#  >  > Thailand Festivals, Beaches, Scuba Diving and Temples, Tell us Your Tales >  >  > Thailands Festivals and Celebrations >  >  Pattaya Police impose Fireworks Ban for Loy Krathong.

## dirtydog

*Pattaya Police impose Fireworks Ban for Loy Krathong.*

This year, the Loy Krathong Festival will take place here in Pattaya on Saturday 24th November and this year, Pattaya Police Lieutenant Colonel Sirichai has issued a notice to the Pattaya Media to inform people that the use of fireworks is not permitted unless they are used at organized displays. He also explained that some types of firework are particularly dangerous, especially the hand-held fireworks which, last year, led to some sustaining serious burns to their hands and faces. Last year, the same regulations were in place and local Police actively confiscated fireworks from people on Pattaya Beach and around the Pattaya area and this year confiscations will also take place with the threat of fines issued to those in possession of such items.

Pattaya City News

----------


## jumbo

I tend to agree with Colonel Sirichi, many of the fireworks are nothing shotr of small bombs.

----------


## britmaveric

Like to see them enforce it, like telling the locals no water fights during songkran.

----------


## keda

My first Loy Krathong had a rocket miss my head by about a foot...nothing wrong with fireworks, just they shouldn't be controlled by Thais or asshole farangs.

----------


## Ivor Biggun

^ What was your foot doing up by your head, kissing your arse goodbye ?

----------


## Katana

> My first Loy Krathong had a rocket miss my head by about a foot...nothing wrong with fireworks, just they shouldn't be controlled by Thais or asshole farangs.

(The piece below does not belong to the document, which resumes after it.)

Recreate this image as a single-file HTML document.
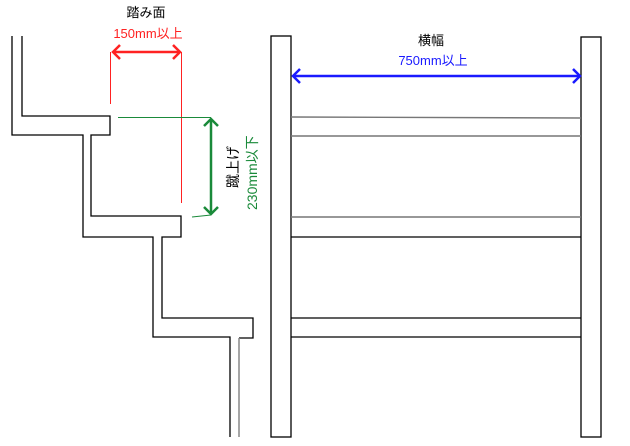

Bugga ... loi krahtong is gonna be fun with 3 people allowed to set off fire works using the 'Keda' system.

 :kma: 

Mark

----------


## AntRobertson

> I tend to agree with Colonel Sirichi, many of the fireworks are nothing shotr of small bombs.


Do they still sell those ones that come in the ceramic pot type thingie?

I once saw one of those explode.  It had been put upside down so instead of the shower of sparks it was supposed to flare up, it just went off with a huge bang and sent shards of pottery everywhere.  Brilliant.  :Sad:

----------


## keda

Nothing wrong with the keda system except that the bodycount is lowered...in fact lemme take care of songkran as well and we'll fill up on fines as it lowers further.

----------